The FBI will investigate the incident “as a targeted act of violence against the Jewish community,” Jennifer Runyan, special agent in charge of the federal agency’s Detroit field office, told reporters Thursday. Law enforcement has not yet publicly detailed a motive.

CBS News cited a source in Michigan’s Lebanese-American community who said that in the wake of the strike, Ghazali stopped working and spent his time alone at home. According to the source, who has long known Ghazali, the strike killed two of Ghazali’s brothers and two of their children, and severely wounded one of his sisters.

The same source said that prior to the synagogue attack, Ghazali called his ex-wife. The conversation reportedly left her concerned, and she called the police afterward.

According to the source quoted by CBS, the strike in Lebanon took place roughly 10 days before Ghazali carried out the synagogue attack, which would place the event on March 3 or 4.


Law enforcement respond to a call at Temple Israel synagogue, March 12, 2026, in West Bloomfield Township, Michigan. (AP Photo/Paul Sancya)

Israel has been carrying out extensive airstrikes targeting Hezbollah in Lebanon, and the Israel Defense Forces has pushed further into the south of the country on the ground, after the Iran-backed terror group started firing hundreds of rockets and drones at Israel on March 2, in response to US-Israeli attacks on Iran.
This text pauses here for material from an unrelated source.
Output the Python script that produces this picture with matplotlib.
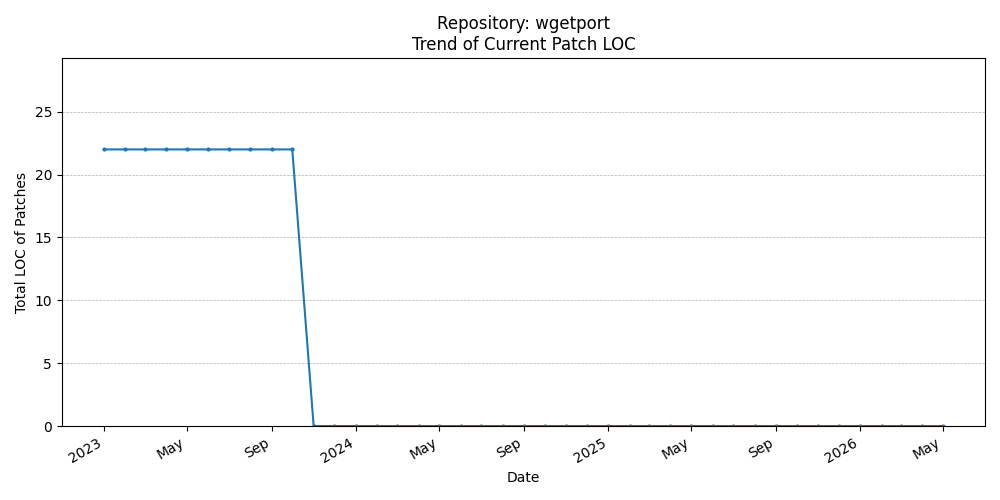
import matplotlib
matplotlib.use("Agg")
import matplotlib.pyplot as plt
import matplotlib.dates as mdates
import pandas as pd

# monthly totals, Jan 2023 .. May 2026
dates = pd.date_range("2023-01-01", "2026-05-01", freq="MS")
loc_values = [22] * 10 + [0] * 31


def month_label(x, pos=None):
    d = mdates.num2date(x)
    return d.strftime("%Y") if d.month == 1 else d.strftime("%b")


fig, ax = plt.subplots(figsize=(10, 5))
ax.plot(dates, loc_values, marker="o", markersize=2, linestyle="-", color="#1f77b4")
ax.set_title("Repository: wgetport\nTrend of Current Patch LOC")
ax.set_xlabel("Date")
ax.set_ylabel("Total LOC of Patches")
ax.set_ylim(0, max(loc_values) * 1.33)
ax.grid(axis="y", linestyle="--", linewidth=0.5)
ax.xaxis.set_major_locator(mdates.MonthLocator(bymonth=[1, 5, 9]))
ax.xaxis.set_major_formatter(plt.FuncFormatter(month_label))
fig.autofmt_xdate()
plt.tight_layout()
plt.savefig("out.png", dpi=100)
Mayor condemns attack, does not mention antisemitism

In his statement posted to social media late Thursday, Dearborn Heights’s Baydoun wrote: “Earlier today, we learned that the individual responsible for the incident that took place at Temple Israel Synagogue in West Bloomfield was a resident of Dearborn Heights. He died at the scene.”

“No matter where violence occurs, whether in West Bloomfield or anywhere around in the world, harm against innocent people is something we must all stand firmly against,” he said, adding: “The tensions we see across the world too often find their way into our own neighborhoods, reminding us how deeply connected our shared safety is.”

Baydoun urged residents to “stay aware and vigilant, especially as we gather during these sacred final days of Ramadan,” the Muslim holy month.

It was the second statement issued by the mayor since the attack. Both made reference to houses of worship, including “the impacted congregation,” and noted that the event took place at a synagogue. Neither statement made any explicit reference to antisemitism.

According to a report in local Detroit media from 2024, Baydoun himself also lost relatives — a family of five — in Lebanon as a result of an Israeli airstrike during the previous round of Israel-Hezbollah fighting, which started when the terror group began attacking Israel on October 8, 2023.  That round ended with a ceasefire agreement in November 2024.